Keywords: Reinforcement learning (RL), representation learning, actor-critic (AC), multi-view learning, information bottleneck (IB)
TL;DR: S2R is a sample-efﬁcient representation learning method, supporting the RL (Reinforcement Learning) agent to learn policies from high-dimensional images in the multi-view RL settings.
Abstract: Learning policies from raw, pixel images are quite important for the real-world application of deep reinforcement learning (RL). Standard model-free RL algorithms focus on single-view settings and unify the representation learning and policy learning into an end-to-end training process. However, such a learning paradigm is sample-inefficiency and sensitive to hyper-parameters when supervised merely by the reward signals. Based on this, we present Self-Supervised Representations (S2R) for multi-view reinforcement learning, a sample-efficient representation learning method for learning features from high-dimensional images.
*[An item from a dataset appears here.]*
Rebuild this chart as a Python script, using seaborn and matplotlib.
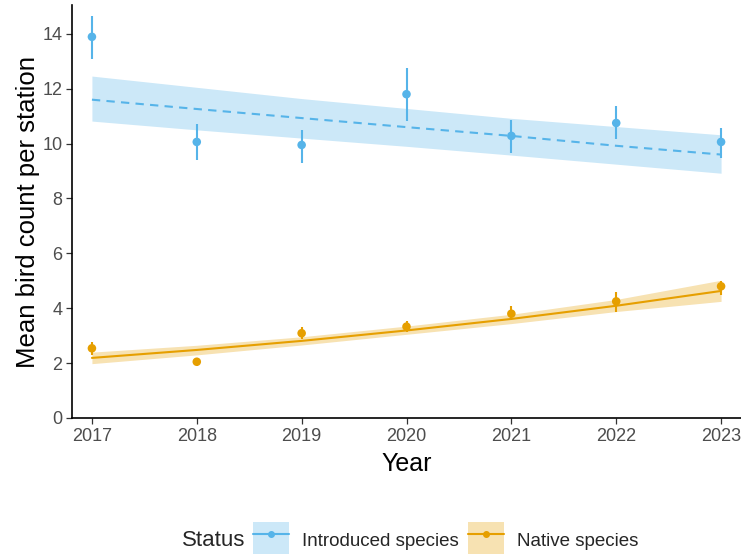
import numpy as np
import pandas as pd
import seaborn as sns
import matplotlib
matplotlib.use("Agg")
import matplotlib.pyplot as plt
from matplotlib.patches import Patch
from matplotlib.lines import Line2D

# Survey years
years = [2017, 2018, 2019, 2020, 2021, 2022, 2023]
status_labels = ["Introduced species", "Native species"]

# Observed yearly means with interval limits
intro_mean = [13.89, 10.06, 9.95, 11.80, 10.28, 10.75, 10.06]
intro_low = [13.09, 9.40, 9.30, 10.83, 9.66, 10.17, 9.48]
intro_high = [14.65, 10.70, 10.50, 12.76, 10.86, 11.37, 10.57]

native_mean = [2.54, 2.05, 3.09, 3.33, 3.80, 4.25, 4.80]
native_low = [2.30, 1.91, 2.88, 3.12, 3.58, 3.88, 4.48]
native_high = [2.77, 2.20, 3.31, 3.55, 4.08, 4.60, 5.00]

# Fitted trend and confidence band per year
intro_fit = [11.60, 11.26, 10.93, 10.60, 10.28, 9.92, 9.60]
intro_fit_low = [10.82, 10.50, 10.20, 9.90, 9.58, 9.25, 8.92]
intro_fit_high = [12.46, 12.05, 11.64, 11.28, 10.92, 10.62, 10.32]

native_fit = [2.19, 2.48, 2.81, 3.19, 3.61, 4.09, 4.63]
native_fit_low = [1.98, 2.30, 2.66, 3.05, 3.44, 3.88, 4.25]
native_fit_high = [2.40, 2.65, 2.96, 3.35, 3.78, 4.32, 5.02]

blue = "#56B4E9"
orange = "#E69F00"

obs = pd.DataFrame({
    "Year": years * 2,
    "Count": intro_mean + native_mean,
    "Low": intro_low + native_low,
    "High": intro_high + native_high,
    "Status": [status_labels[0]] * 7 + [status_labels[1]] * 7,
})
fit = pd.DataFrame({
    "Year": years * 2,
    "Fit": intro_fit + native_fit,
    "FitLow": intro_fit_low + native_fit_low,
    "FitHigh": intro_fit_high + native_fit_high,
    "Status": [status_labels[0]] * 7 + [status_labels[1]] * 7,
})

sns.set_theme(style="ticks")
plt.rcParams["font.family"] = ["Liberation Sans", "DejaVu Sans"]

fig = plt.figure(figsize=(7.41, 5.54), dpi=100)
ax = fig.add_axes([72 / 741, 1 - 418 / 554, 669 / 741, 413 / 554])

palette = {status_labels[0]: blue, status_labels[1]: orange}

for status, color in palette.items():
    f = fit[fit["Status"] == status]
    ax.fill_between(f["Year"], f["FitLow"], f["FitHigh"], color=color,
                    alpha=0.3, linewidth=0, zorder=1)

sns.lineplot(data=fit, x="Year", y="Fit", hue="Status", style="Status",
             palette=palette, dashes={status_labels[0]: (4, 3), status_labels[1]: ""},
             linewidth=1.5, legend=False, ax=ax, zorder=2)

for status, color in palette.items():
    o = obs[obs["Status"] == status]
    ax.vlines(o["Year"], o["Low"], o["High"], color=color, linewidth=1.5, zorder=3)

sns.scatterplot(data=obs, x="Year", y="Count", hue="Status", palette=palette,
                s=38, edgecolor="none", legend=False, ax=ax, zorder=4)

ax.set_xlim(2016.81, 2023.19)
ax.set_ylim(0, 15.05)
ax.set_xticks(years)
ax.set_yticks([0, 2, 4, 6, 8, 10, 12, 14])
ax.set_xlabel("Year", fontsize=18, color="black", labelpad=5)
ax.set_ylabel("Mean bird count per station", fontsize=18.5, color="black")
ax.yaxis.set_label_coords(-0.048, 0.5)
ax.tick_params(axis="both", labelsize=13, colors="#333333", length=4, width=0.9,
               labelcolor="#4d4d4d", pad=3)
for side in ["top", "right"]:
    ax.spines[side].set_visible(False)
for side in ["left", "bottom"]:
    ax.spines[side].set_color("black")
    ax.spines[side].set_linewidth(1.2)

# Legend: filled key with line and point, title placed to the left
handles = []
for status, color in palette.items():
    handles.append((Patch(facecolor=color, alpha=0.3, edgecolor="none"),
                    Line2D([0], [0], color=color, linewidth=1.5, marker="o",
                           markersize=4)))
fig.text(182 / 741, 1 - 540 / 554, "Status", fontsize=16, ha="left", va="center")
fig.legend(handles, status_labels, loc="center left",
           bbox_to_anchor=(253 / 741, 1 - 540 / 554),
           ncol=2, frameon=False, fontsize=13.5, handlelength=1.9, handleheight=2.6,
           handletextpad=0.7, columnspacing=0.5, borderpad=0, borderaxespad=0)

fig.savefig("out.png", dpi=100)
In S2R, we introduce a representation learning framework and define a novel multi-view auxiliary objective based on the multi-view image states and Conditional Entropy Bottleneck (CEB) principle. We integrate S2R with the deep RL agent to learn robust representations that preserve task-relevant information while discarding task-irrelevant information and find optimal policies that maximize the expected return. Empirically, we demonstrate the effectiveness of S2R in the visual DeepMind Control (DMControl) suite and show its better performance on the default DMControl tasks and their variants by replacing the tasks' default background with a random image or natural video.
Supplementary Material: zip